In a recent film review in the Jewish Review of Books, Prof. Gavriel Rosenberg blames Holocaust denial on a postmodernist ethos. According to Rosenberg, this ethos has allowed dangerous extremists to make up their own truth and present it as an equal narrative to one actually based on facts. Indeed, postmodernism is often decried as making everything artificially subjective. But that is not the only perspective on the topic. Indeed, there is another Rosenberg, who saw things quite differently. I am referring to Rabbi Shimon Gershon Rosenberg (more popularly known as Rav Shagar), a well-known Israeli rabbi, who saw postmodernism as something that Jews should appreciate. Here is not the place for a long exposition about Judaism and postmodernism, but suffice it to say that the second Rosenberg certainly had good grounds for his argument. As I discussed in a recent interview, the Torah itself presents parallel narratives of the same stories, thereby showing that the same events can truthfully be constructed in more than one way.
And yet with all of that, facts remain facts. A nice illustration of the latter is presented in an unexpected source. Rabbi Chaim ben Attar is the only writer in the Mikraot Gedolot who is known primarily for his mystical, kabbalistic, take on the Torah (Ramban only mentioning such insights here and there, and very much in the shadow of his more mainstream observations and analyses). And yet though I don’t think we would be mistaken to align postmodernism and Jewish mysticism, Ohr HaChaim shows us is that even mystics recognize the sanctity of facts:
One of the perplexing facets of the story of the Tower of Bavel is trying to understand exactly what its builders did wrong. When not much evidence is provided – as in this case – interpretations understandably vary widely. Among the most homiletically pleasing, however, is Rashi’s understanding that the men of the Tower wanted to fight against God (Bereshit 11:1, 9). It is not pleasing because of the position staked, but rather because of its answer to the obvious question: The punishment that they received doesn’t seem to fit the crime – all that happened was that God destroyed the Tower and divided them into different language groups, making sure that they would disperse and settle among their own groups. To this Rashi (11:9) responds that they got special consideration for ‘good behavior’ – their goal may have been diabolical, but they got along with one another. And that alone was worth suspending what should otherwise have been a clear and immediate death sentence.
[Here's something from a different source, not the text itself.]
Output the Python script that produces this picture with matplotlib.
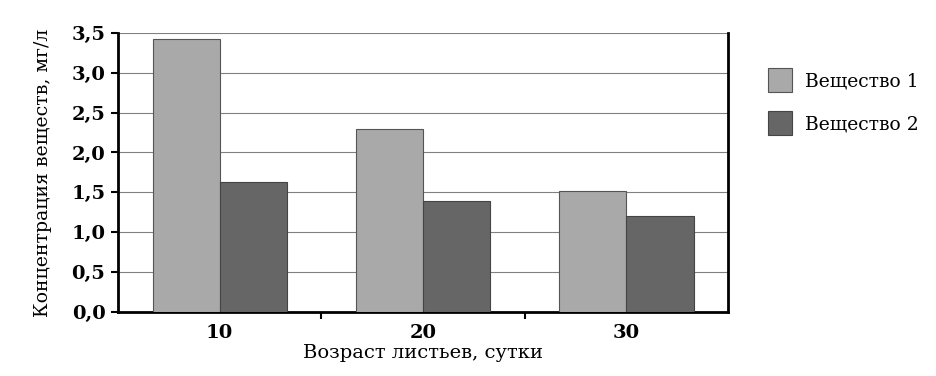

Ohr HaChaim (Bereshit 11:1) however rejects this explanation, as something that does damage to the integrity of the text, citing the famous Talmudic rubric, “ein hamikra yotzei midei peshuto.” He is not disputing that the homilies that Rashi cites have value. What he does dispute is their advancement as an interpretation of the facts presented in the text. The question Rashi anticipated is one he asks as well, but the notion that one can be exonerated for fighting against God by being a good citizen is one that Ohr Chaim does not even dignify with a mention. Yes, being good to your neighbor is important – perhaps even more important than being good to God – but there is absolutely no way that it cancels out the death penalty that fighting against God rightly deserves. Moreover, the focus of the story seems to have very little to do with any struggle against God to begin with, thereby making Rashi’s words seem even more far-fetched. Rather, the men of Bavel just wanted to provide a better, more secure future for mankind. In order to do so, they used the only three things at their disposal: their labor, their unity and the natural resources around them. The plan was to pool these things and make a city stronger and more secure than what they had known before.
So what did they do wrong? Says Ohr HaChaim, go back to the rest of the facts: How did God respond? Simply by vetoing their plan. He had already given man a charge to conquer the earth and subdue it. And this would certainly not be accomplished by everybody staying in one nice safe city. In a word, they chose security over destiny, when God had already mandated the latter over the former. Given that this was the case, God overruled them and forced them to establish multiple areas of inhabitation.
While there may be room to disagree with both his critique and his interpretation, Ohr HaChaim does us a great favor by showing us the seriousness with which we must approach the holy text. In truth, even serious postmodernism does not create a free-for-all of ignoring facts and saying whatever one wants. And if that is true in postmodernism, all the more so should it be true in parshanut. Doing so is more than a good idea – it is an indelible cornerstone of Kavod HaTorah.